The interesting bit about that is that "Alesia, and nobody knows where it is" as a theme in Asterix is actually biting satire on Vichy France. Very little in Asterix, until Goscinny died, is about Gauls and Romans, it's pretty much all about taking the mickey out of contemporary France.
Absolutely. But this was a surprise to me. I don't speak French and I read Asterix in my native Spanish as a young kid, I loved it to bits, and of course all modern and French-related jokes flew way over my head. Add to this that the Spanish (mis)translation got most of the jokes wrong, especially the puns. Some jokes were rendered nonsensical because the translator gave up and simply provided a literal translation.
That Asterix can be badly translated and still be loved by a kid who can't read French or understand politics is a testament to how good the comic was.
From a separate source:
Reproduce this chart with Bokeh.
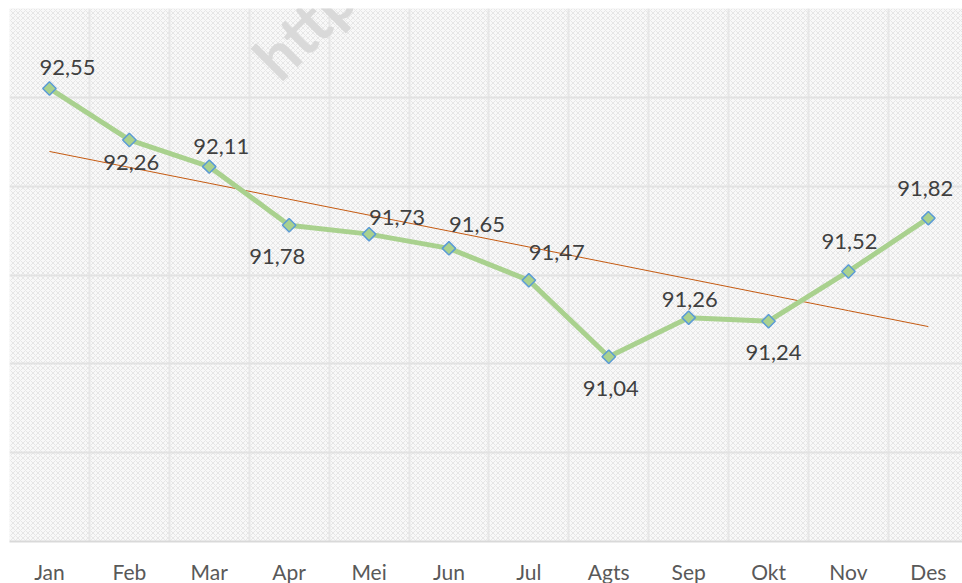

I know. I'm saying the Spanish translation of Asterix is known to be problematic, because the translator often made no effort (as in "this is too hard, I'll just translate this literally, even though it was a phonetic joke in French that gets lost in Spanish"). In recent years there was an attempt to provide a more idiomatic and careful translation to Latin American Spanish, but it was poorly received, because people like me who loved Asterix as kids were already used to the original nonsensical translations and were appalled when jokes and names of characters got "changed"! So it's a lose-lose situation at this point.